COVID-19's impact on people with disabilities
Kayla Bills, a junior at Cedar Crest College, sitting outside of Cressman Library.
Photo by Antoinette Iannacone
Since the start of COVID-19, people’s lives have changed all over the world. But for people with disabilities, they had to make some adjustments to their everyday routine.
“I used to dorm here but because of the survival rate, it was not safe to dorm here for this year,” Kayla Bills, a junior at Cedar Crest College, majoring in Media Studies and Business Administration, said. “It has been a struggle between commuting here for my classes and not being able to effectively be part of the campus community.”

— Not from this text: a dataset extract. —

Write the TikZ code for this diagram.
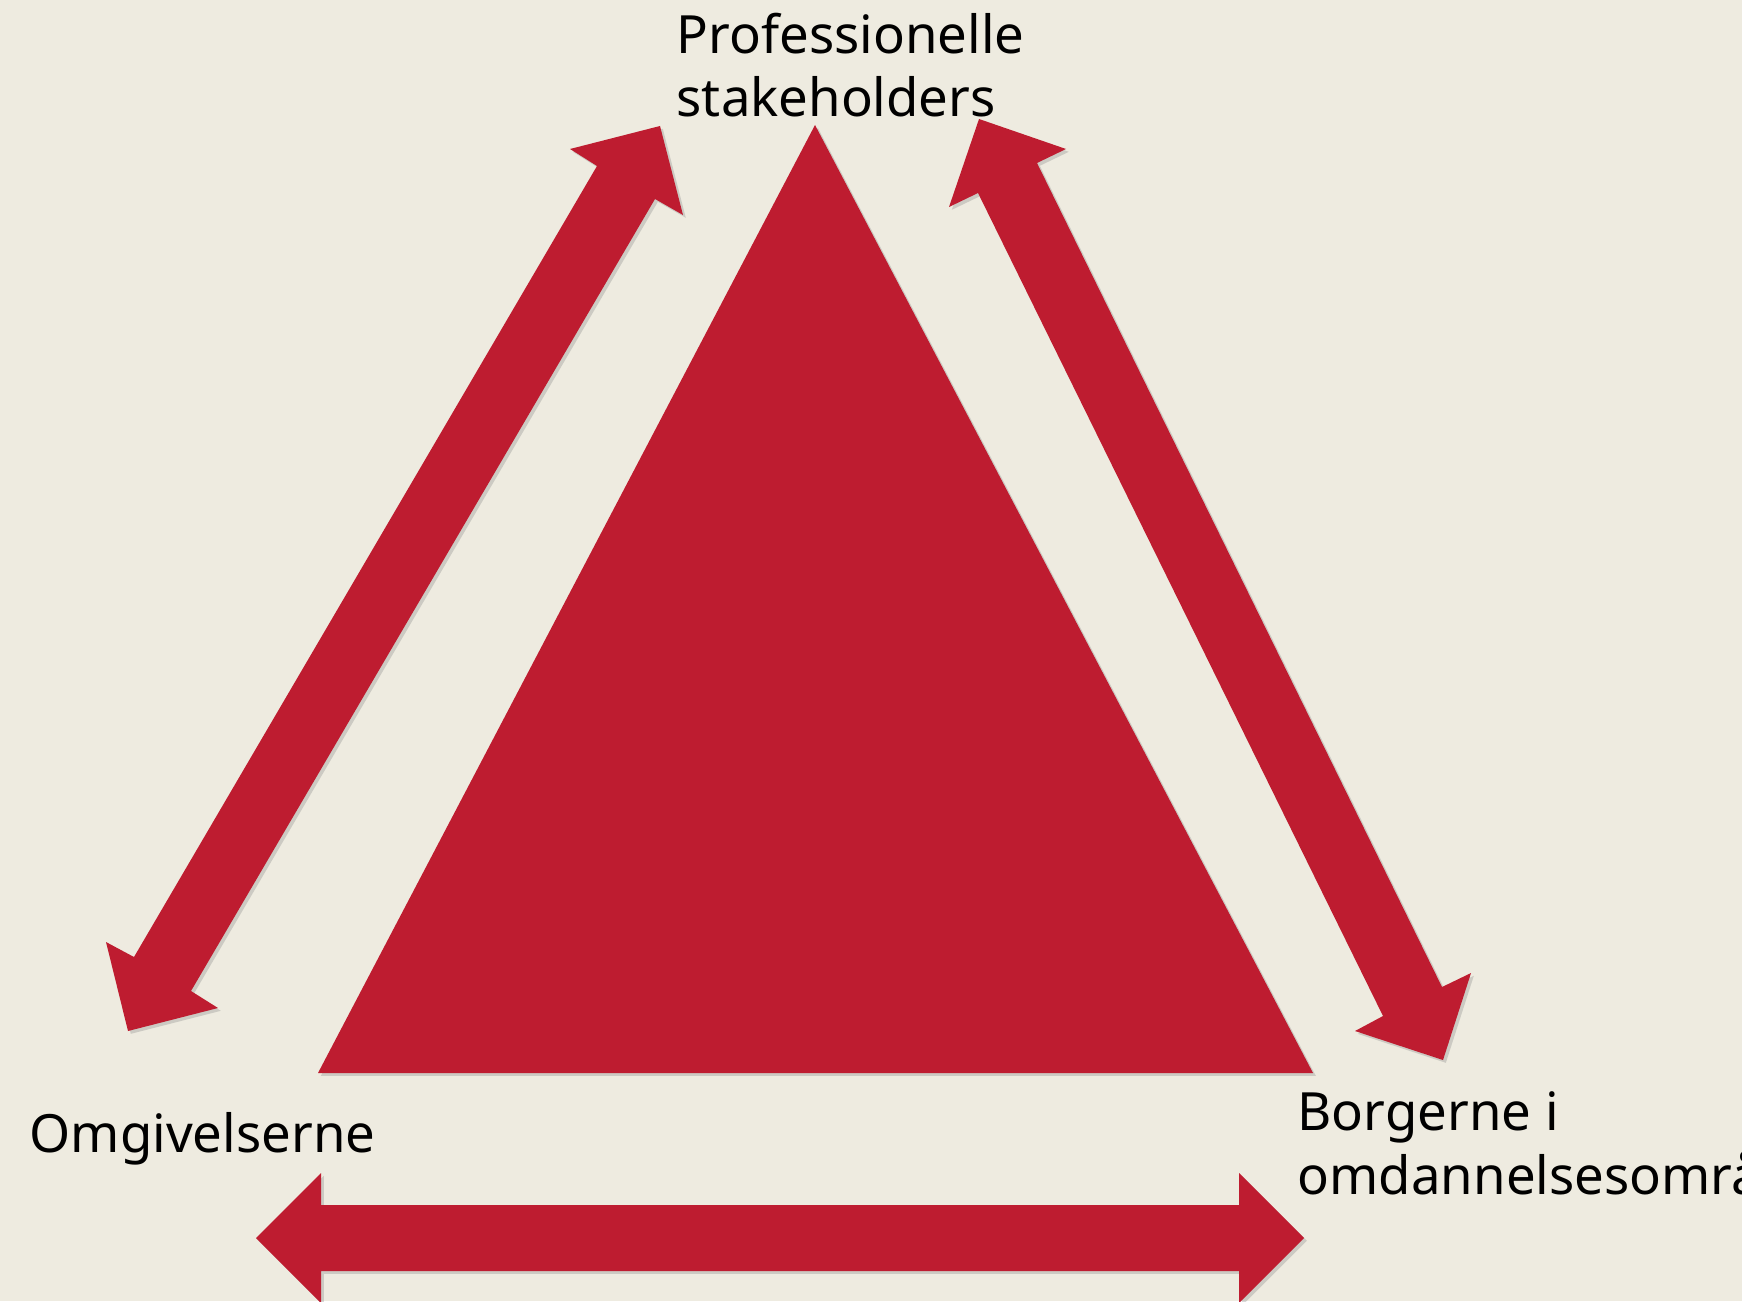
\documentclass[tikz,border=0pt]{standalone}
\usepackage{fontspec}
\setmainfont{Noto Sans}
\usetikzlibrary{shadows}
\definecolor{bgcream}{HTML}{EEEBE0}
\definecolor{blockred}{HTML}{BE1C30}

\begin{document}
\begin{tikzpicture}[
    block/.style={blockred, drop shadow={shadow xshift=0.8pt, shadow yshift=-0.8pt, opacity=0.3}},
    corner/.style={inner sep=0, anchor=base west, align=left, font=\fontsize{15}{18}\selectfont}
]
    \fill[bgcream] (0, 0) rectangle (17.42, 13.01);
    \useasboundingbox (0, 0) rectangle (17.42, 13.01);
    \clip (0, 0) rectangle (17.42, 13.01);
    % triangle
    \fill[block] (8.15, 11.76) -- (13.13, 2.28) -- (3.18, 2.28) -- cycle;
    % left double arrow
    \fill[block] (6.60, 11.75) -- (6.83, 10.86) -- (6.55, 11.02) -- (1.91, 3.10) -- (2.18, 2.93) -- (1.28, 2.70) -- (1.06, 3.59) -- (1.34, 3.44) -- (5.97, 11.35) -- (5.70, 11.52) -- cycle;
    % right double arrow
    \fill[block] (9.79, 11.82) -- (10.66, 11.52) -- (10.37, 11.38) -- (14.42, 3.14) -- (14.71, 3.28) -- (14.43, 2.41) -- (13.55, 2.70) -- (13.83, 2.85) -- (9.78, 11.08) -- (9.49, 10.94) -- cycle;
    % bottom double arrow
    \fill[block] (2.56, 0.63) -- (3.21, 1.28) -- (3.21, 0.96) -- (12.39, 0.96) -- (12.39, 1.28) -- (13.04, 0.63) -- (12.39, -0.02) -- (12.39, 0.30) -- (3.21, 0.30) -- (3.21, -0.02) -- cycle;
    % labels (base = last line)
    \node[corner] (prof) at (6.76, 11.84) {Professionelle\\stakeholders};
    \node[corner] (omg) at (0.29, 1.49) {Omgivelserne};
    \node[corner] (borg) at (12.97, 1.07) {Borgerne i\\omdannelsesområdet};
\end{tikzpicture}
\end{document}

Even though everyone is at risk of getting COVID-19 if they have been exposed to the virus, people with severe medical conditions have a higher risk of getting it and becoming severely ill. In fact, coronavirus patients with severe medical conditions have a 12-times higher death rate than others that have been exposed to COVID-19.
Education this year has been a struggle for everyone especially people with disabilities. Since there are a mixture of hybrid and online classes, it has been a difficult adjustment for disabled students.

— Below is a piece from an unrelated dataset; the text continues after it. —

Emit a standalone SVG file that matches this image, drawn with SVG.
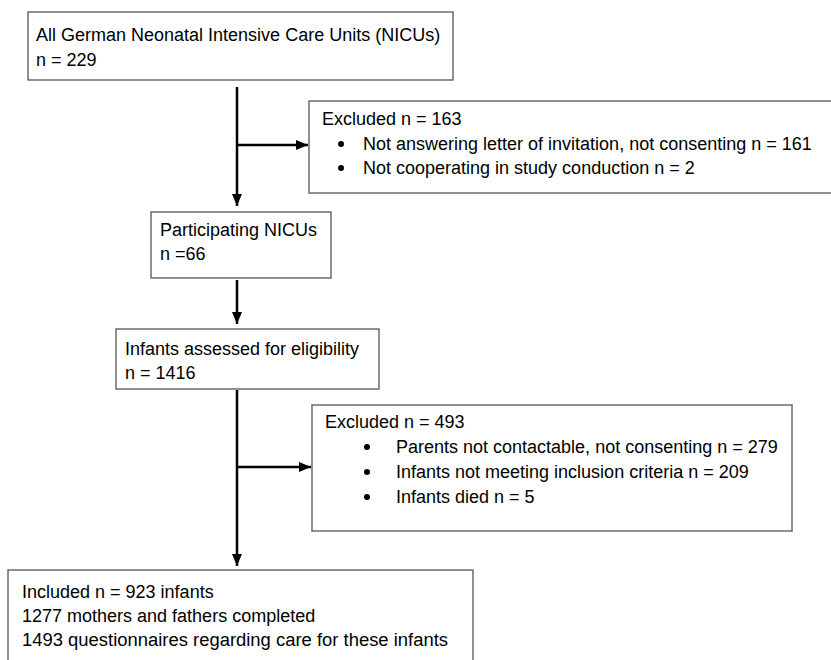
<svg xmlns="http://www.w3.org/2000/svg" width="831" height="660" viewBox="0 0 831 660">
<style>
.box{fill:#fff;stroke:#555;stroke-width:1.3}
.t{font-family:"Liberation Sans",Arial,sans-serif;font-size:18px;fill:#000}
.c{stroke:#000;stroke-width:2.5;fill:none}
</style>
<defs>
<marker id="ah" viewBox="0 0 12 10" refX="12" refY="5" markerWidth="12" markerHeight="10" markerUnits="userSpaceOnUse" orient="auto">
<path d="M0,0 L12,5 L0,10 z" fill="#000"/>
</marker>
</defs>
<rect width="831" height="660" fill="#fff"/>
<g id="connectors">
<line class="c" x1="237" y1="87" x2="237" y2="206" marker-end="url(#ah)"/>
<line class="c" x1="237" y1="145" x2="308" y2="145" marker-end="url(#ah)"/>
<line class="c" x1="237" y1="280" x2="237" y2="324" marker-end="url(#ah)"/>
<line class="c" x1="237" y1="390" x2="237" y2="566" marker-end="url(#ah)"/>
<line class="c" x1="237" y1="467" x2="311" y2="467" marker-end="url(#ah)"/>
</g>
<g id="n1">
<rect class="box" x="28" y="12" width="425" height="68"/>
<text class="t" x="36" y="41">All German Neonatal Intensive Care Units (NICUs)</text>
<text class="t" x="36" y="66">n = 229</text>
</g>
<g id="ex1">
<rect class="box" x="309" y="101" width="540" height="92"/>
<text class="t" x="322" y="125">Excluded n = 163</text>
<circle cx="341" cy="144" r="3"/>
<text class="t" x="363" y="150">Not answering letter of invitation, not consenting n = 161</text>
<circle cx="341" cy="168" r="3"/>
<text class="t" x="363" y="174">Not cooperating in study conduction n = 2</text>
</g>
<g id="n2">
<rect class="box" x="151" y="212" width="180" height="66"/>
<text class="t" x="160" y="236">Participating NICUs</text>
<text class="t" x="160" y="260">n =66</text>
</g>
<g id="n3">
<rect class="box" x="116" y="329" width="263" height="60"/>
<text class="t" x="125" y="355">Infants assessed for eligibility</text>
<text class="t" x="125" y="379">n = 1416</text>
</g>
<g id="ex2">
<rect class="box" x="312" y="405" width="480" height="126"/>
<text class="t" x="325" y="428">Excluded n = 493</text>
<circle cx="367" cy="447" r="3"/>
<text class="t" x="396" y="453">Parents not contactable, not consenting n = 279</text>
<circle cx="367" cy="472" r="3"/>
<text class="t" x="396" y="478">Infants not meeting inclusion criteria n = 209</text>
<circle cx="367" cy="497" r="3"/>
<text class="t" x="396" y="503">Infants died n = 5</text>
</g>
<g id="n4">
<rect class="box" x="8" y="570" width="465" height="110"/>
<text class="t" x="22" y="598">Included n = 923 infants</text>
<text class="t" x="22" y="622">1277 mothers and fathers completed</text>
<text class="t" x="22" y="646" textLength="426" lengthAdjust="spacingAndGlyphs">1493 questionnaires regarding care for these infants</text>
</g>
</svg>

“They interrupted, they try to talk over top of one another and they come to class late,” Doreen Iannacone, an autistic assistance teacher at Greenberg Elementary School, who teaches grades six and seven, said. “They also need more help understanding the work that is assigned to them online and it’s hard because they are not getting the one-on-one time that they need since we are online.”
For students with disabilities, it’s hard for them to get the help and accommodations they need since classes are mostly online for the year.
“I think that as far as students with disabilities, some things could be handled differently. I know this is a situation that no one saw coming but I feel like there should have been some input from disabled students,” Bills said.